Of course it’s hard to deny that, in isolation, the availability of unemployment benefits has some disemployment effect. I know of at least one person who decided to take advantage of severance money, pre-existing savings, and U to finish his novel rather than try to locate the not-so-appealing positions available in the depths of a recession. But this is primarily relevant when unemployment is low. If you get laid off when the economy is near to full employment, the available of UI money lets you act a bit less desperate and gives you more chance to seek out different job possibilities. That probably increases frictional unemployment somewhat but it seems like a price worth paying.

Amidst mass unemployment things probably look different. The first impact of cutting off UI payments would be that recipients will have have to scrimp even more on their purchases. You’d get a rise in home foreclosures and loan defaults, a decline in consumer spending, and a new wave of layoffs.
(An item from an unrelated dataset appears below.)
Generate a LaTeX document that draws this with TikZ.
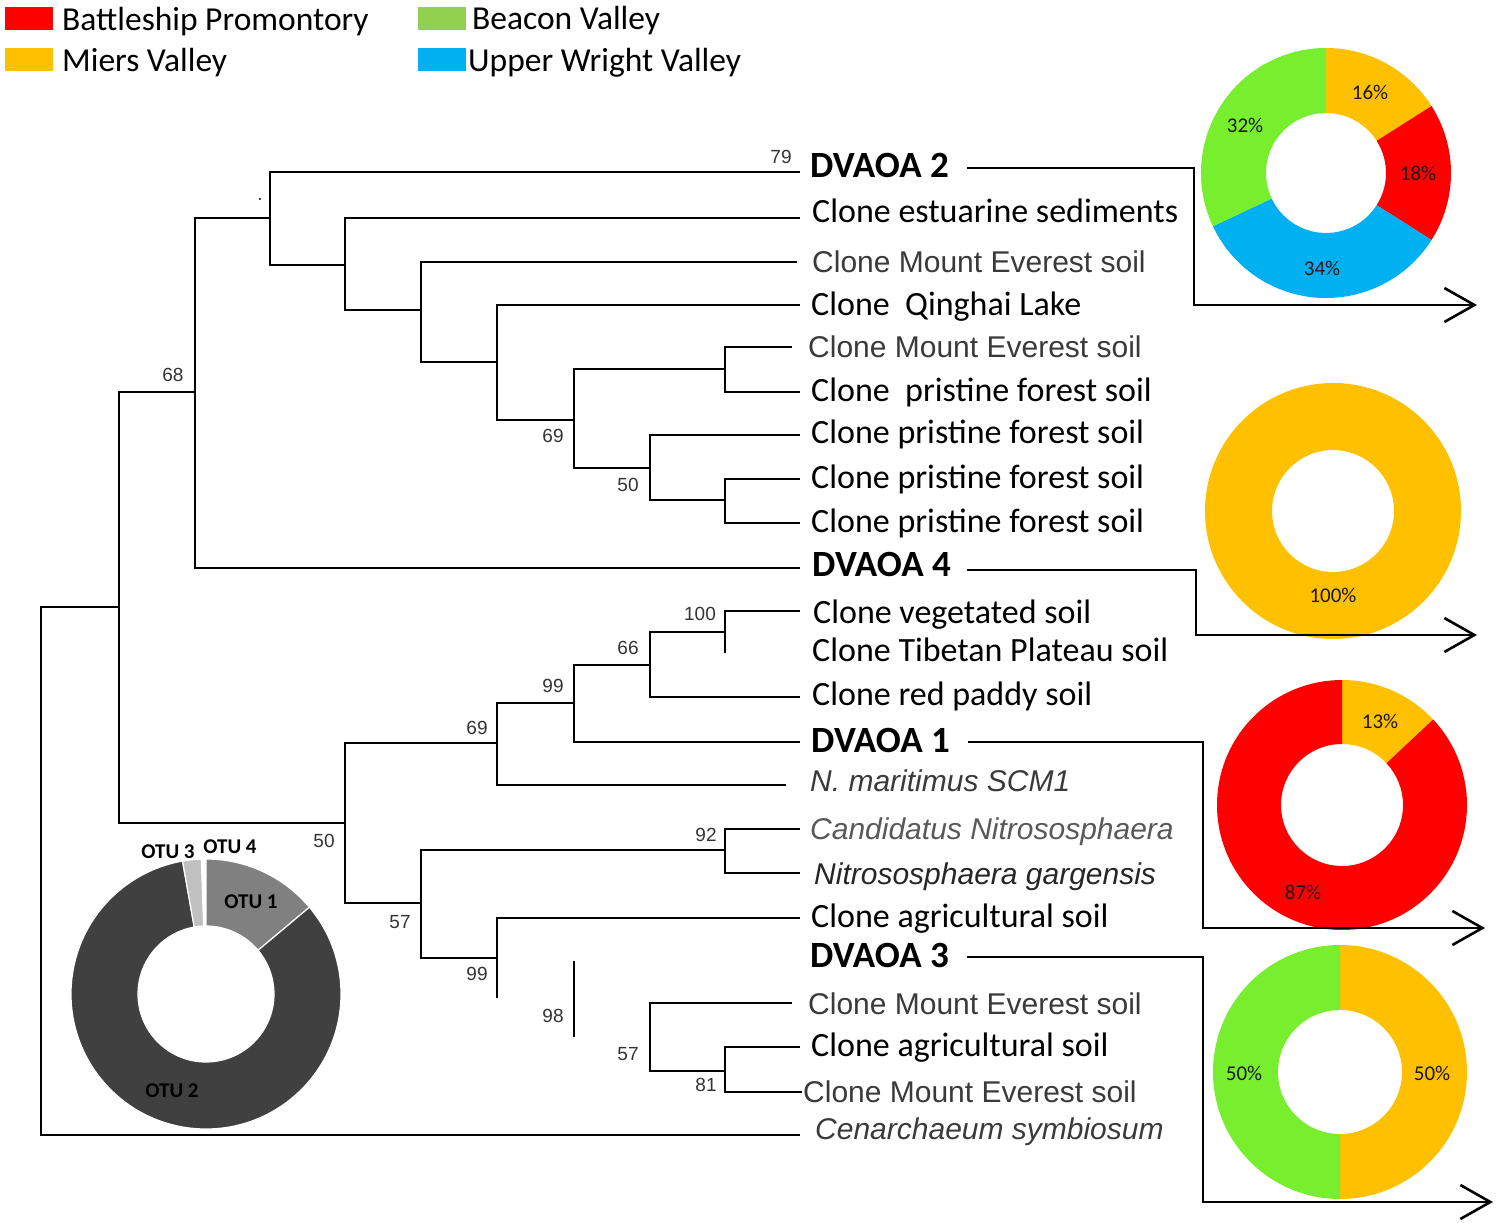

You would also, yes, somewhat hasten the pace at which people become willing to accept jobs at market-clearing (i.e., low) wages but completely aside from the human suffering involved in this process in the first instance you’d be increasing the number of unemployed people. Most of all, as long as the total level of employment is shrinking there’s only so much impact worker-side desperation could possibly have on the economy. At the moment, we’re really still in a situation where we should be all about avoiding tipping points that push us toward a truly bleak macroeconomic picture, and Unemployment Insurance and other safety net measures are an important part of that.